Consider what happened in the Past three days for this team:
They went 0-2, allowing 237 combined points in the two games.
Three of their big men, who average more than 35 points and 25 rebounds per game between them, were all injured.
A report about Howard and Kobe Bryant nearly coming to blows surfaced. Bryant responded to it by staging a photo of the two fighting to mock the story, then later in the day in a serious, honest tone, tweeted that he respected how Alabama's quarterback A.J. McCarron and center Barrett Jones confronted each other to win.
In Tuesday's loss, Lakers coach Mike D’Antoni openly bickered with Antawn Jamison on the sideline as the once-benched player said it was, "Nothing to really talk about. It's one of those things that happened."
Can it actually be as bad as it seems with this Lakers team?
It's hard to say otherwise.
Even Steve Nash becoming just the fifth player in league history to reach 10,000 assists in the Houston game wasn't enough to lift his spirits.
"I think three or four weeks ago people would have said, 'Ah, it will get better,'" Nash said. "Now I definitely don't think there's a guarantee it will, so the only remedy is continue to work hard and give yourself a chance for it to get better. I obviously think with time, and that might mean through the summer, we can get better. But for this season, it's definitely going to be a challenge to turn this around."

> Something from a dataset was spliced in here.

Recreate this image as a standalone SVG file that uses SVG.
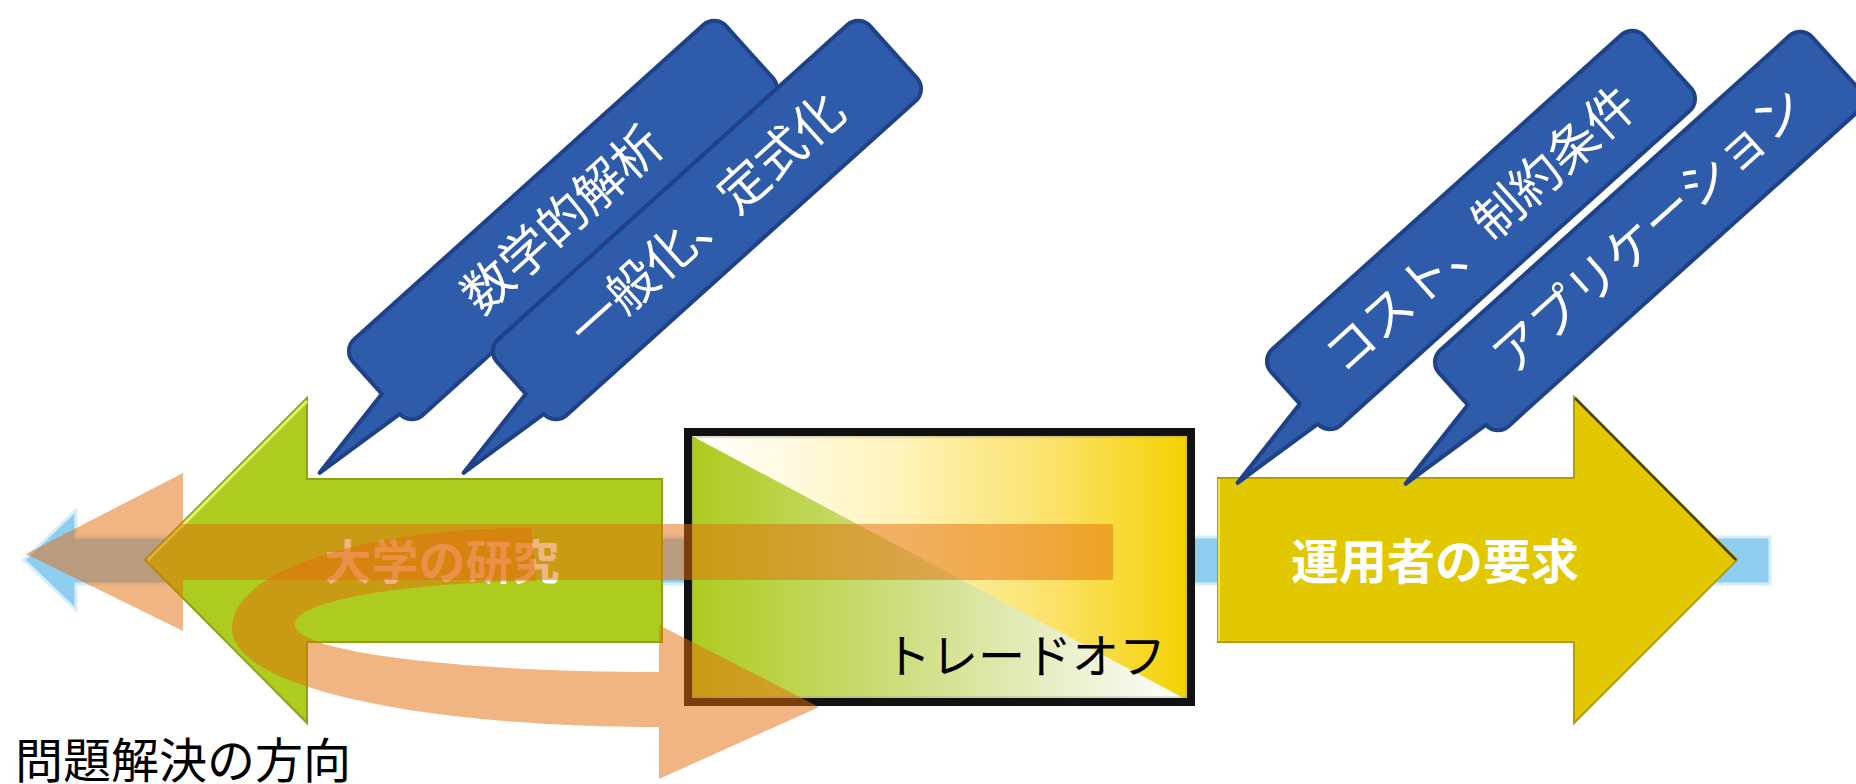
<svg xmlns="http://www.w3.org/2000/svg" width="1856" height="784" viewBox="0 0 1856 784">
<defs>
  <style>
    .jp { font-family: "Noto Sans CJK JP", "Noto Sans", sans-serif; }
    .callout { fill: #2E5BAA; stroke: #1E4187; stroke-width: 4; stroke-linejoin: round; }
    .ctext { fill: #FFFFFF; font-size: 50px; text-anchor: middle; font-family: "Noto Sans CJK JP", "Noto Sans", sans-serif; }
    .orange { fill: #E46C0A; fill-opacity: 0.5; }
    .bold { font-weight: bold; fill: #FFFFFF; text-anchor: middle; }
  </style>
  <linearGradient id="boxGrad" x1="692" y1="0" x2="1191" y2="0" gradientUnits="userSpaceOnUse">
    <stop offset="0" stop-color="#FFFFFF"/>
    <stop offset="0.4" stop-color="#FFF4BE"/>
    <stop offset="0.72" stop-color="#FBE26A"/>
    <stop offset="1" stop-color="#F4D200"/>
  </linearGradient>
  <linearGradient id="triGrad" x1="692" y1="0" x2="1191" y2="0" gradientUnits="userSpaceOnUse">
    <stop offset="0" stop-color="#AECB1F"/>
    <stop offset="0.45" stop-color="#D0DF86"/>
    <stop offset="0.75" stop-color="#EAF0CC"/>
    <stop offset="1" stop-color="#FFFFFF"/>
  </linearGradient>
  <path id="callShape" d="M -235,-51 H 235 A 16,16 0 0 1 251,-35 V 35 A 16,16 0 0 1 235,51 H -235 A 16,16 0 0 1 -251,35 L -350,25 L -251,8 V -35 A 16,16 0 0 1 -235,-51 Z"/>
</defs>

<g id="direction-arrow">
  <polygon points="24,560 76,510 76,537 1770,537 1770,584 76,584 76,610" fill="#8ECDF0" stroke="#D6EDFA" stroke-width="3"/>
</g>

<g id="university-research">
  <polygon points="145,560 307,398 307,479 662,479 662,642 307,642 307,723" fill="#AECB1F" stroke="#8AA416" stroke-width="2"/>
  <polyline points="148,560 307,401" fill="none" stroke="#E2F268" stroke-width="3"/>
  <text class="jp bold" x="442" y="579" font-size="47">大学の研究</text>
</g>

<g id="user-requirements">
  <polygon points="1218,478 1574,478 1574,397 1737,560 1574,723 1574,642 1218,642" fill="#E1C800" stroke="#B59C00" stroke-width="2"/>
  <polyline points="1575,398 1736,560" fill="none" stroke="#4E4200" stroke-width="2.5"/>
  <polyline points="1219,641 1219,479" fill="none" stroke="#F6E24A" stroke-width="2"/>
  <text class="jp bold" x="1435" y="579" font-size="48">運用者の要求</text>
</g>

<g id="tradeoff">
  <rect x="688" y="432" width="503" height="270" fill="url(#boxGrad)"/>
  <polygon points="692,436 692,702 1191,702" fill="url(#triGrad)"/>
  <rect x="688" y="432" width="503" height="270" fill="none" stroke="#111111" stroke-width="8"/>
  <rect x="693" y="437" width="493" height="260" fill="none" stroke="#9A9A9A" stroke-width="1" opacity="0.6"/>
  <text class="jp" x="1025" y="673" font-size="47" fill="#000000" text-anchor="middle">トレードオフ</text>
</g>

<g id="connectors">
  <polygon class="orange" points="26,554 183,473 183,524 1113,524 1113,580 183,580 183,631"/>
  <path class="orange" d="M 531,528 C 360,528 232,572 232,628 C 232,690 430,727 659,727 L 659,779 L 819,707 L 659,625 L 659,672 C 460,672 295,652 295,625 C 295,598 420,582 536,581 Z"/>
</g>

<g id="callout-math" transform="translate(563,220) rotate(-42)">
  <use href="#callShape" class="callout"/>
  <text class="ctext" x="0" y="17">数学的解析</text>
</g>
<g id="callout-generalize" transform="translate(707,220) rotate(-42)">
  <use href="#callShape" class="callout"/>
  <text class="ctext" x="0" y="17">一般化、定式化</text>
</g>
<g id="callout-cost" transform="translate(1481,230) rotate(-42)">
  <use href="#callShape" class="callout"/>
  <text class="ctext" x="0" y="17">コスト、制約条件</text>
</g>
<g id="callout-application" transform="translate(1649,231) rotate(-42)">
  <use href="#callShape" class="callout"/>
  <text class="ctext" x="0" y="17">アプリケーション</text>
</g>

<g id="label-direction">
  <text class="jp" x="15" y="778" font-size="48" fill="#000000">問題解決の方向</text>
</g>
</svg>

Nash saying "that might mean through the summer" could mean he has admitted to himself that he's through with this season.

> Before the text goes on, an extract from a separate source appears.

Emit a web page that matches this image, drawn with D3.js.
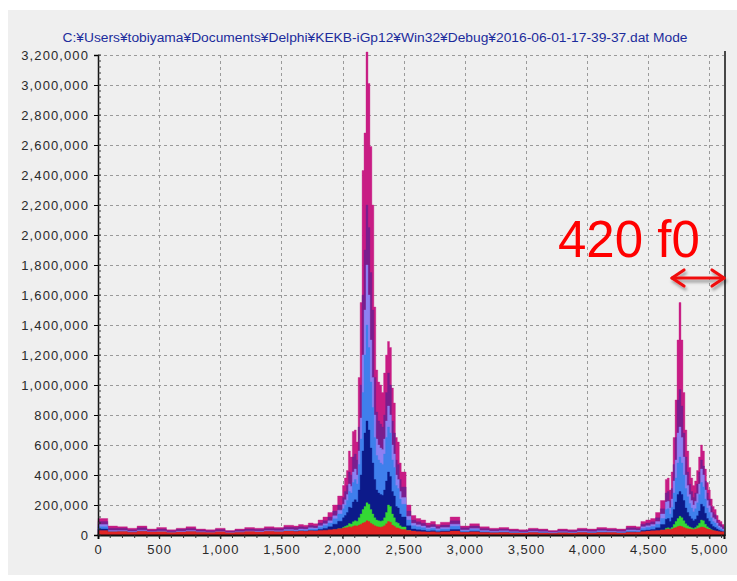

There are so many problems for the Lakers right now, D'Antoni likened it to a game of Whac-A-Mole on Monday. When they focus on one, like when they had only seven turnovers in the loss against Philadelphia that started this slide, others will still bite them such as a horrendous 3-for-22 shooting mark on 3-pointers. Against Houston, the Lakers solved the problem of climbing back from an early deficit by building a 14-point first-quarter lead and also got the shooting right with a 14-for-31 mark from beyond the arc, but fell back into the rut of giving up a poison-pill quarter (giving up 38 points in the third to Houston) and getting beat on the boards (a 42-37 advantage to the Rockets).
"It's the little things that are correctable and we just got to find out to correct them instead of continuing to go in this lull," Jamison said. "We do have a special group, but it doesn't matter to our opponents, especially when they see us struggling the way we're struggling right now. It has to get fixed amongst the players in house, and the most important thing is there has to be a sense of urgency. It has to get fixed quickly."
The Lakers don't do quick.
They are stuck with the same slow-moving mallet and the moles keep popping up faster than they can spot them.
When will it stop for the Lakers this season? Maybe the better question is, will it ever?